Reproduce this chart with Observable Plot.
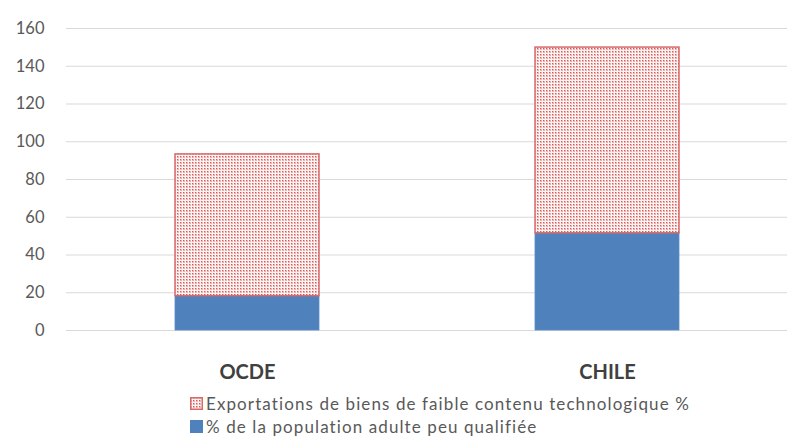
<!DOCTYPE html>
<html>
<head>
<meta charset="utf-8">
<script src="https://cdn.jsdelivr.net/npm/d3@7"></script>
<script src="https://cdn.jsdelivr.net/npm/@observablehq/plot@0.6"></script>
<style>
  html, body { margin: 0; padding: 0; background: #fff; }
  body { width: 787px; height: 447px; overflow: hidden; font-family: Lato, "Open Sans", sans-serif; }
  #legend { position: absolute; left: 190px; top: 392px; font-size: 17px; letter-spacing: 1.1px; color: #595959; line-height: 23px; }
  .item { display: flex; align-items: center; white-space: nowrap; }
  .item svg { margin-right: 3px; }
</style>
</head>
<body>
<div id="chart"></div>
<div id="legend"></div>
<script>
const categories = ["OCDE", "CHILE"];
const lowSkilledPct = [18.2, 51.5];          // % de la population adulte peu qualifiée
const lowTechExportsPct = [75.1, 98.4];      // Exportations de biens de faible contenu technologique %
const yTicks = [0, 20, 40, 60, 80, 100, 120, 140, 160];
const seriesNames = ["Exportations de biens de faible contenu technologique %", "% de la population adulte peu qualifiée"];

const blue = "#4f81bd";
const redStroke = "#d76b6b";

const rows = categories.map((c, i) => ({
  cat: c,
  low: lowSkilledPct[i],
  exp: lowTechExportsPct[i]
}));

const chart = Plot.plot({
  width: 787,
  height: 385,
  marginTop: 28,
  marginBottom: 55,
  marginLeft: 66,
  marginRight: 0,
  style: { fontFamily: "Lato, 'Open Sans', sans-serif", background: "#fff" },
  x: { domain: categories, paddingInner: 0.6, paddingOuter: 0.3, label: null },
  y: { domain: [0, 160], label: null },
  marks: [
    Plot.gridY(yTicks, { stroke: "#d9d9d9", strokeOpacity: 1, strokeWidth: 1.2 }),
    Plot.axisY(yTicks, { tickSize: 0, tickPadding: 22, fontSize: 16.5, fill: "#595959", label: null }),
    Plot.axisX({ tickSize: 0, tickPadding: 34, fontSize: 20, fontWeight: "bold", fill: "#404040", label: null, style: { letterSpacing: "0.6px" } }),
    Plot.barY(rows, { x: "cat", y1: 0, y2: "low", fill: blue, stroke: "#5b8cc6", strokeWidth: 0.8 }),
    Plot.barY(rows, { x: "cat", y1: "low", y2: d => d.low + d.exp, fill: "url(#dots)", stroke: redStroke, strokeWidth: 1.5 })
  ]
});

// pattern definition for the dotted fill
const ns = "http://www.w3.org/2000/svg";
const defs = document.createElementNS(ns, "defs");
defs.innerHTML = `
  <pattern id="dots" width="3" height="3" patternUnits="userSpaceOnUse">
    <rect width="3" height="3" fill="#fdf4f4"/>
    <rect width="2" height="2" fill="#efb0b0"/>
    <rect width="1" height="1" fill="#d65a5a"/>
  </pattern>
  <pattern id="dots2" width="3" height="3" patternUnits="userSpaceOnUse">
    <rect width="3" height="3" fill="#fdf4f4"/>
    <rect width="2" height="2" fill="#efb0b0"/>
    <rect width="1" height="1" fill="#d65a5a"/>
  </pattern>`;
chart.insertBefore(defs, chart.firstChild);
document.getElementById("chart").appendChild(chart);

// legend
const legend = document.getElementById("legend");
legend.innerHTML = `
  <div class="item"><svg width="13" height="13"><rect x="0.75" y="0.75" width="11.5" height="11.5" fill="url(#dots2)" stroke="${redStroke}" stroke-width="1.5"/></svg><span>${seriesNames[0]}</span></div>
  <div class="item"><svg width="13" height="13"><rect width="13" height="13" fill="${blue}"/></svg><span>${seriesNames[1]}</span></div>`;
</script>
</body>
</html>
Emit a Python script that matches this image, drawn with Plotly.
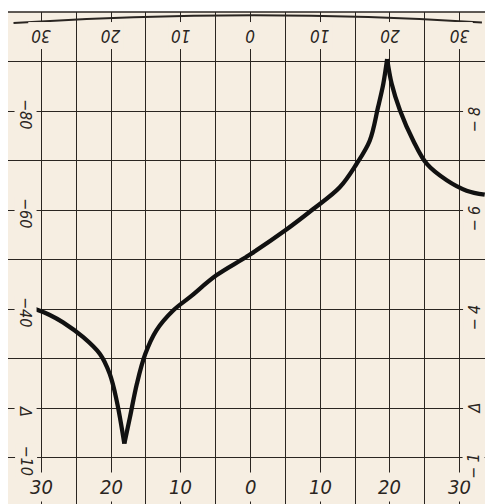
---*---
> _Task_
Retype each line of the listing above word for word. Exclude the pictures.

> _Correct response_
Reproduce this chart with Observable Plot.
<!DOCTYPE html>
<html>
<head>
<meta charset="utf-8">
<script src="https://cdn.jsdelivr.net/npm/d3@7"></script>
<script src="https://cdn.jsdelivr.net/npm/@observablehq/plot@0.6"></script>
<style>
  html, body { margin: 0; padding: 0; background: #fff; }
  body { width: 787px; height: 447px; overflow: hidden; font-family: Lato, "Open Sans", sans-serif; }
  #legend { position: absolute; left: 190px; top: 392px; font-size: 17px; letter-spacing: 1.1px; color: #595959; line-height: 23px; }
  .item { display: flex; align-items: center; white-space: nowrap; }
  .item svg { margin-right: 3px; }
</style>
</head>
<body>
<div id="chart"></div>
<div id="legend"></div>
<script>
const categories = ["OCDE", "CHILE"];
const lowSkilledPct = [18.2, 51.5];          // % de la population adulte peu qualifiée
const lowTechExportsPct = [75.1, 98.4];      // Exportations de biens de faible contenu technologique %
const yTicks = [0, 20, 40, 60, 80, 100, 120, 140, 160];
const seriesNames = ["Exportations de biens de faible contenu technologique %", "% de la population adulte peu qualifiée"];

const blue = "#4f81bd";
const redStroke = "#d76b6b";

const rows = categories.map((c, i) => ({
  cat: c,
  low: lowSkilledPct[i],
  exp: lowTechExportsPct[i]
}));

const chart = Plot.plot({
  width: 787,
  height: 385,
  marginTop: 28,
  marginBottom: 55,
  marginLeft: 66,
  marginRight: 0,
  style: { fontFamily: "Lato, 'Open Sans', sans-serif", background: "#fff" },
  x: { domain: categories, paddingInner: 0.6, paddingOuter: 0.3, label: null },
  y: { domain: [0, 160], label: null },
  marks: [
    Plot.gridY(yTicks, { stroke: "#d9d9d9", strokeOpacity: 1, strokeWidth: 1.2 }),
    Plot.axisY(yTicks, { tickSize: 0, tickPadding: 22, fontSize: 16.5, fill: "#595959", label: null }),
    Plot.axisX({ tickSize: 0, tickPadding: 34, fontSize: 20, fontWeight: "bold", fill: "#404040", label: null, style: { letterSpacing: "0.6px" } }),
    Plot.barY(rows, { x: "cat", y1: 0, y2: "low", fill: blue, stroke: "#5b8cc6", strokeWidth: 0.8 }),
    Plot.barY(rows, { x: "cat", y1: "low", y2: d => d.low + d.exp, fill: "url(#dots)", stroke: redStroke, strokeWidth: 1.5 })
  ]
});

// pattern definition for the dotted fill
const ns = "http://www.w3.org/2000/svg";
const defs = document.createElementNS(ns, "defs");
defs.innerHTML = `
  <pattern id="dots" width="3" height="3" patternUnits="userSpaceOnUse">
    <rect width="3" height="3" fill="#fdf4f4"/>
    <rect width="2" height="2" fill="#efb0b0"/>
    <rect width="1" height="1" fill="#d65a5a"/>
  </pattern>
  <pattern id="dots2" width="3" height="3" patternUnits="userSpaceOnUse">
    <rect width="3" height="3" fill="#fdf4f4"/>
    <rect width="2" height="2" fill="#efb0b0"/>
    <rect width="1" height="1" fill="#d65a5a"/>
  </pattern>`;
chart.insertBefore(defs, chart.firstChild);
document.getElementById("chart").appendChild(chart);

// legend
const legend = document.getElementById("legend");
legend.innerHTML = `
  <div class="item"><svg width="13" height="13"><rect x="0.75" y="0.75" width="11.5" height="11.5" fill="url(#dots2)" stroke="${redStroke}" stroke-width="1.5"/></svg><span>${seriesNames[0]}</span></div>
  <div class="item"><svg width="13" height="13"><rect width="13" height="13" fill="${blue}"/></svg><span>${seriesNames[1]}</span></div>`;
</script>
</body>
</html>
Emit a Python script that matches this image, drawn with Plotly.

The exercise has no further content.